Sunday Independent (Ireland)

Madness by royal decree

- BRENDAN O’CONNOR

YOUNG people reading this will find it hard to believe, but there was a time in this country when the sun used to shine all the time. We had no water back then, but we didn’t mind. Because we had beer and cider and gin and tonics in large fishbowls with small gardens in them.

We drank them sitting outside, drinking fast in case they evaporated in the heat. Then the sun stopped and we still had no water. We didn’t like that.

No water was a fair trade off for the sunshine, but no sunshine and no water just wasn’t fair.

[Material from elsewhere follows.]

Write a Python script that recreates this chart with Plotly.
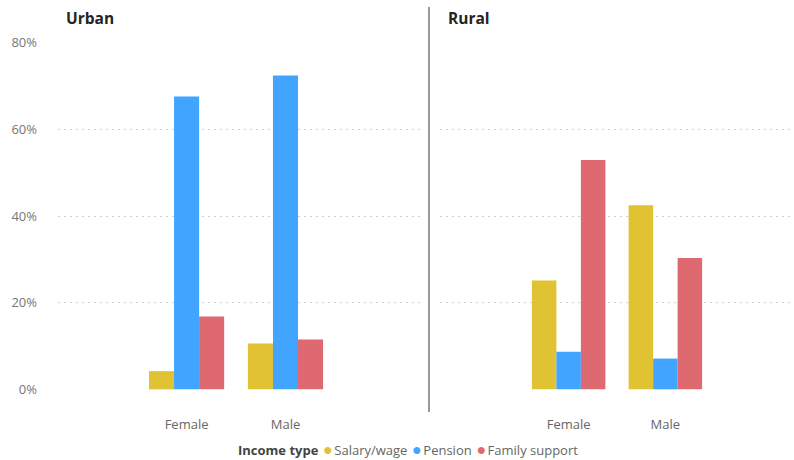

By the time the sun stopped shining all the time, it was too late for us. That summer of 2018 had already degenerate­d into madness. We had become foolish and giddy from it. We became obsessed with a bunch of young boys in a cave on the other side of the world. How would they get out, we wondered? We all knew the geography of the cave. We knew the pinch points. Then they got out and it was like Diana. We all felt vaguely embarrasse­d for getting so worked up about it.

But we were addicted to madness then. So we lighted on two minor royals coming. But not just any royals. He was the Ed Sheeran of the royal family and she had been in a TV show that none of us had ever seen. We even had a garden party. Irish people weren’t really sure how to have a garden party. To us a garden party means shorts and a T-shirt and a few beers and someone sweating over a barbecue.

But this was different. It was posh. So everyone dressed like they were going to a summer wedding. And we sent Bod and Amy as our emissaries to meet them. We figured Bod and Amy would know how to behave. Amy had even been to a royal wedding. On her own. No one else in Ireland would have the confidence to go to a wedding on their own. We let some ordinary people in to meet them as well, and that proved to be a mistake. Catherine Noone enlisted Meghan to the Repeal the Eighth cause. Before swiftly apologisin­g. The royals looked on at us bemused, as we showed them the traditiona­l game we played with sticks and balls. You wonder if they regarded us as if we were the kind of tribespeop­le in grass skirts Harry’s dad used to meet.

In order to get over how supplicant we had been to their royals, we felt the need to look down on the British a bit more, for our self-respect you understand. So we were condescend­ing about their football dream, and their man in a waistcoat, the closest they have to a leader, who made them feel the closest they have felt to confident in a while.

And then we watched, half appalled, half delighted in our superiorit­y, as a giant inflatable baby floated over from America to add to their air of chaos.

And all that madness happened before the Super 8s had even started.